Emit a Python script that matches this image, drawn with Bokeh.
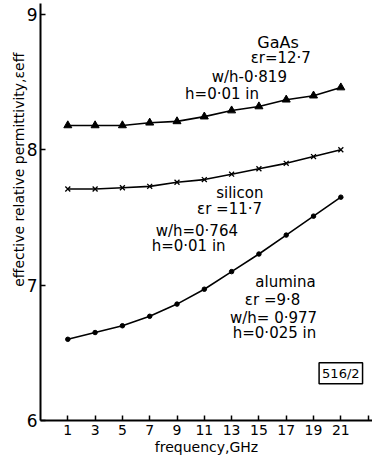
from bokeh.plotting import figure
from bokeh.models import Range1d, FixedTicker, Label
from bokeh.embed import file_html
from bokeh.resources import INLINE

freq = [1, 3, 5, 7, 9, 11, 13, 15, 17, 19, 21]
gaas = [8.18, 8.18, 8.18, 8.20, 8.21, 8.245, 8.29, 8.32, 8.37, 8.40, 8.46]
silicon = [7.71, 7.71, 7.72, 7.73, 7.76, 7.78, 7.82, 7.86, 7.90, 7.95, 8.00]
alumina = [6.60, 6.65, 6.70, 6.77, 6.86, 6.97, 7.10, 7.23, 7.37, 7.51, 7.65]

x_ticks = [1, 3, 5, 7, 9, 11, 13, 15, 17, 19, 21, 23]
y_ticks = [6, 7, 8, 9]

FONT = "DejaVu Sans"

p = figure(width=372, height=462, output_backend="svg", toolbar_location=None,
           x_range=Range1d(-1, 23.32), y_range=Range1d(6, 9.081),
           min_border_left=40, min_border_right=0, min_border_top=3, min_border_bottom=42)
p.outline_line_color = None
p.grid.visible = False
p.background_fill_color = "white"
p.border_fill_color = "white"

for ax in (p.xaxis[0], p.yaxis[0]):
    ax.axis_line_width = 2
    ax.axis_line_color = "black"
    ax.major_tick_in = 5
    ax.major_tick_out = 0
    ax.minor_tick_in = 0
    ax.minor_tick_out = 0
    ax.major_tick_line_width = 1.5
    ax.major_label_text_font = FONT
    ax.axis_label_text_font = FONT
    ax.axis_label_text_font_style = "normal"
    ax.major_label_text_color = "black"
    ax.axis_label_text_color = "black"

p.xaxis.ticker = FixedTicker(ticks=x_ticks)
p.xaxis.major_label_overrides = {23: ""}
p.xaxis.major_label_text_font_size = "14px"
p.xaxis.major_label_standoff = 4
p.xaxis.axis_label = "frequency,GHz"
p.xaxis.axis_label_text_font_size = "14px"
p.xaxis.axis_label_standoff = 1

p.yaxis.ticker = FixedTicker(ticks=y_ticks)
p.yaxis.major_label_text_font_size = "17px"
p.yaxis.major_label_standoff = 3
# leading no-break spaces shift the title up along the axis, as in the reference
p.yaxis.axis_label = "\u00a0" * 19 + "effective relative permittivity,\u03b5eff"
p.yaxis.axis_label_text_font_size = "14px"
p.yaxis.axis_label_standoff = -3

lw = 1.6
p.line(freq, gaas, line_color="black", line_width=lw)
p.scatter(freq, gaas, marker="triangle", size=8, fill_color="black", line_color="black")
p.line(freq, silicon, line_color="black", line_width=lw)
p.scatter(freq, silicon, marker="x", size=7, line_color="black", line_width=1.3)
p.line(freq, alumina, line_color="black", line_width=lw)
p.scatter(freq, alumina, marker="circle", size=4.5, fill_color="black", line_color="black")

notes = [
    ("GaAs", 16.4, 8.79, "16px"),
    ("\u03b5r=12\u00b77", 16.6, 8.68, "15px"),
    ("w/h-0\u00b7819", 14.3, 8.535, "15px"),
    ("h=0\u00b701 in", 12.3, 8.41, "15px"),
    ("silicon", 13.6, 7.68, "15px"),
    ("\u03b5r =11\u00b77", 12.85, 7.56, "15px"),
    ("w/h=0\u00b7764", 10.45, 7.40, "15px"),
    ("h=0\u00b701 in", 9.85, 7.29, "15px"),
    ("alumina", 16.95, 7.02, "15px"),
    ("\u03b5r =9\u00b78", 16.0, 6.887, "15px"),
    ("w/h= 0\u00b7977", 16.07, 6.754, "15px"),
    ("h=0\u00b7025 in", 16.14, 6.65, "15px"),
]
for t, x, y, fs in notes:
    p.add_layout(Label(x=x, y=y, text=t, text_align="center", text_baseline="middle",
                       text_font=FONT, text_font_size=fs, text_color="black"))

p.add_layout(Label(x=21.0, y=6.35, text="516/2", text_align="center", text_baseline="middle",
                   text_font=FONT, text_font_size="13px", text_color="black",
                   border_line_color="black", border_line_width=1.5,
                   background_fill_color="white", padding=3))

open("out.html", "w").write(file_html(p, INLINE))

***

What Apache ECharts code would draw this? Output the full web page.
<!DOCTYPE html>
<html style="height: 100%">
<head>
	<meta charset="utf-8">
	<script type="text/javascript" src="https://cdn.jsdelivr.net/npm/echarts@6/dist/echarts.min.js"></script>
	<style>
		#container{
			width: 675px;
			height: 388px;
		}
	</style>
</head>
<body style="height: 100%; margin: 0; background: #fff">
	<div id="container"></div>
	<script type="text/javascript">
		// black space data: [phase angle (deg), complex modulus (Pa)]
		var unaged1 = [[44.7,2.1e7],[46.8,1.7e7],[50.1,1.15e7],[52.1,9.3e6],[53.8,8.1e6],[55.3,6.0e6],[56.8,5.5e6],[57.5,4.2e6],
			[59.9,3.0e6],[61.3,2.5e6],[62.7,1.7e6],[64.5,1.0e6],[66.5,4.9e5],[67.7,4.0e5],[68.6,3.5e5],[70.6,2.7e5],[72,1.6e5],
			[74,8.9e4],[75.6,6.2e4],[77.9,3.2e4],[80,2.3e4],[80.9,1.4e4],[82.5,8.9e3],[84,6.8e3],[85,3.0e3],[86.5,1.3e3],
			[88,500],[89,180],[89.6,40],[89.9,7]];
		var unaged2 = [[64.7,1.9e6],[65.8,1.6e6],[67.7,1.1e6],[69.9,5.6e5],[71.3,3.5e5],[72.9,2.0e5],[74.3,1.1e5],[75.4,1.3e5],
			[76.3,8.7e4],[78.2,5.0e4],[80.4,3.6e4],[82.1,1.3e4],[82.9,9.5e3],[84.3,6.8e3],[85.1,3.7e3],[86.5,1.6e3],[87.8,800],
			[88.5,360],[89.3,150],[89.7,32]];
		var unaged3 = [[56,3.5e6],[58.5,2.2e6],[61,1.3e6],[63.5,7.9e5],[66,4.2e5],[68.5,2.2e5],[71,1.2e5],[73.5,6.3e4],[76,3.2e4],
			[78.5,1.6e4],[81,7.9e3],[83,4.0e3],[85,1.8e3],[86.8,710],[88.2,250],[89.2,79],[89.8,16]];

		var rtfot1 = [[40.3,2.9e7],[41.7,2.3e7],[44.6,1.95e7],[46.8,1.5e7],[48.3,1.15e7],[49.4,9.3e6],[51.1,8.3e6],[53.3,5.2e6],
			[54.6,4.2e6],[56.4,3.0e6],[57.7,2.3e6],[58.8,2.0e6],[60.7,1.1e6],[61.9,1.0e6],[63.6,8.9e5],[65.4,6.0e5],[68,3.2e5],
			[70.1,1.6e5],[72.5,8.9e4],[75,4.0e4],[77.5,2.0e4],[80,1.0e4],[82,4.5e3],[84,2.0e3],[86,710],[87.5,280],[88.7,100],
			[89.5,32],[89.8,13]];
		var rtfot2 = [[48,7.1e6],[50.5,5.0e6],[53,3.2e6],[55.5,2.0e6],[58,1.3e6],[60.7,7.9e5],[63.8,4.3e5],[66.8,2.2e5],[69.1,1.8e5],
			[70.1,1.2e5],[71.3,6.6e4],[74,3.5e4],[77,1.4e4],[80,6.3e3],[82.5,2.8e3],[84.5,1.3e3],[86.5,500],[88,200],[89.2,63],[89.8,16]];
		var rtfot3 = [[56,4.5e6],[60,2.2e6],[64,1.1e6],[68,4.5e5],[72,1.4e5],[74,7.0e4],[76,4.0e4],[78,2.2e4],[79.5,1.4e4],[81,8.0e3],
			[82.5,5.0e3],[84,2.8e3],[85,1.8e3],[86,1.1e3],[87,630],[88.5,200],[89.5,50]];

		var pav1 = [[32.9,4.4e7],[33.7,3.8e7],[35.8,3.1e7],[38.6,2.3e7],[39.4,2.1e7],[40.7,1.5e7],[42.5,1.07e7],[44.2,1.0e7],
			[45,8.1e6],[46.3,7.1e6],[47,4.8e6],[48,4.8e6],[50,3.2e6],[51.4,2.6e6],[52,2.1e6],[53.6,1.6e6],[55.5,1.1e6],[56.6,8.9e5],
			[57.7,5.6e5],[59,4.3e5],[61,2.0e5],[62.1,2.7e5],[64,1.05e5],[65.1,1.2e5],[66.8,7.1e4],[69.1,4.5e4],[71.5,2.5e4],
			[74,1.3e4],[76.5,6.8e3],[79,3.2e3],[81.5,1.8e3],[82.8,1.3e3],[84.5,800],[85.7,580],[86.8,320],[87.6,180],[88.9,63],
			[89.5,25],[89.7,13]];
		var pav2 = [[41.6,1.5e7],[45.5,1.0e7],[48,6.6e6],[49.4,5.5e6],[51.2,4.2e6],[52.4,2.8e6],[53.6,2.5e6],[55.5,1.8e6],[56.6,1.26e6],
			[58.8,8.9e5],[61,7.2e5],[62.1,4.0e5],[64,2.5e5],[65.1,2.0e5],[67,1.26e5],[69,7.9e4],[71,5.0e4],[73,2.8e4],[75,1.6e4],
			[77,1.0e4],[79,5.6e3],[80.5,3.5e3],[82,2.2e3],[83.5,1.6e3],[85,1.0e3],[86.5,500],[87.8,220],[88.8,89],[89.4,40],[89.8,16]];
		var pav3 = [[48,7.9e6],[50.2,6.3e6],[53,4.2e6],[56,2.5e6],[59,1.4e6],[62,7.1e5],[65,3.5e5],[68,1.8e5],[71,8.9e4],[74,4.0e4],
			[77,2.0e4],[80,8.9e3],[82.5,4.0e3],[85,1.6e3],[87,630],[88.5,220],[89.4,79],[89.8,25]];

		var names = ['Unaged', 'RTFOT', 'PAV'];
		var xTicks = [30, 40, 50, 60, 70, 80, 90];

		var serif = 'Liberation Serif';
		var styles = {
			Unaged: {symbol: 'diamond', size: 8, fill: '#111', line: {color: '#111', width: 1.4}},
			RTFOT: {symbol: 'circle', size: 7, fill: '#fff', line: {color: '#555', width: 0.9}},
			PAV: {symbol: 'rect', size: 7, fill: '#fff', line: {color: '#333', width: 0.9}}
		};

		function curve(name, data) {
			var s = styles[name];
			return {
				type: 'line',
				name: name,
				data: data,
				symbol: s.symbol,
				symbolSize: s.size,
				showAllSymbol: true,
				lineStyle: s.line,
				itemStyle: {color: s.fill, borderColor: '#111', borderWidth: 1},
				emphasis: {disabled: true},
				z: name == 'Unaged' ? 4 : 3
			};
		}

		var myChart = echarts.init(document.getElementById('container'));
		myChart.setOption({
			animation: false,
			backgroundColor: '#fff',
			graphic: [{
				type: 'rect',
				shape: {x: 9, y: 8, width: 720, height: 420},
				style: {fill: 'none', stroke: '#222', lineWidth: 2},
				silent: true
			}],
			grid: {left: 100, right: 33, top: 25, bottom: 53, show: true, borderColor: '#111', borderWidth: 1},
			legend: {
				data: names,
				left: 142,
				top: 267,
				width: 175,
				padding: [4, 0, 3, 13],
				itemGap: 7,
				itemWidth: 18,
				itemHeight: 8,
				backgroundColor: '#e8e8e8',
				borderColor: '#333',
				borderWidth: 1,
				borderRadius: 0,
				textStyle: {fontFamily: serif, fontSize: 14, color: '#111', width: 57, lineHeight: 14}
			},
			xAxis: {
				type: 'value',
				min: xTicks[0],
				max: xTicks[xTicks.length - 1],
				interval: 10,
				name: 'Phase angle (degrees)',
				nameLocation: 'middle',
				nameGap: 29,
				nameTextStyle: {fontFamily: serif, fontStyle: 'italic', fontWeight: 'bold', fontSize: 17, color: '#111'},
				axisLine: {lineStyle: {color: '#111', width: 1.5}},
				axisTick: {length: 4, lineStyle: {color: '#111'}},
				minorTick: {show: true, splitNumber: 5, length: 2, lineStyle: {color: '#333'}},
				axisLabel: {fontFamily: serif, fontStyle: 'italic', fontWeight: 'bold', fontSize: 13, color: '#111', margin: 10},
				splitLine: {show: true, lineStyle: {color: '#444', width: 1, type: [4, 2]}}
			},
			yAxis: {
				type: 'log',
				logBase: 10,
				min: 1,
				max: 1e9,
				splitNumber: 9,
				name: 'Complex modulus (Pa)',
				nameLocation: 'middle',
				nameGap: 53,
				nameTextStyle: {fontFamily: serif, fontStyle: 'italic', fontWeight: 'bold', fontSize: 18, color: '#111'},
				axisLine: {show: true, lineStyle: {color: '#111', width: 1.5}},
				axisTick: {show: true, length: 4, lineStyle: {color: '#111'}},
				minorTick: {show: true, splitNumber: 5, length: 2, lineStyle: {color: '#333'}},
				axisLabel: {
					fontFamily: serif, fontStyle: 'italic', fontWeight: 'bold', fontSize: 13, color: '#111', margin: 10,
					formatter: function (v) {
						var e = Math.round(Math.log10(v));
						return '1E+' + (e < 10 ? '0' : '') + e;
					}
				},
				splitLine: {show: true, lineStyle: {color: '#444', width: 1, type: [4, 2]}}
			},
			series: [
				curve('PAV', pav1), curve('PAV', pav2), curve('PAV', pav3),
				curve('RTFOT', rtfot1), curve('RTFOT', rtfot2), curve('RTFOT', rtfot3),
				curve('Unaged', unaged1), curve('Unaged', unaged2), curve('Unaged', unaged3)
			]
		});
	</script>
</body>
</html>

***

Given instruction
In the listing above, find the line with "Emit a Python" and the line with "7.37, 7.51, 7.65]". Set down both and every line between them, minus the pictures.

Solution to this exercise
Emit a Python script that matches this image, drawn with Bokeh.
from bokeh.plotting import figure
from bokeh.models import Range1d, FixedTicker, Label
from bokeh.embed import file_html
from bokeh.resources import INLINE

freq = [1, 3, 5, 7, 9, 11, 13, 15, 17, 19, 21]
gaas = [8.18, 8.18, 8.18, 8.20, 8.21, 8.245, 8.29, 8.32, 8.37, 8.40, 8.46]
silicon = [7.71, 7.71, 7.72, 7.73, 7.76, 7.78, 7.82, 7.86, 7.90, 7.95, 8.00]
alumina = [6.60, 6.65, 6.70, 6.77, 6.86, 6.97, 7.10, 7.23, 7.37, 7.51, 7.65]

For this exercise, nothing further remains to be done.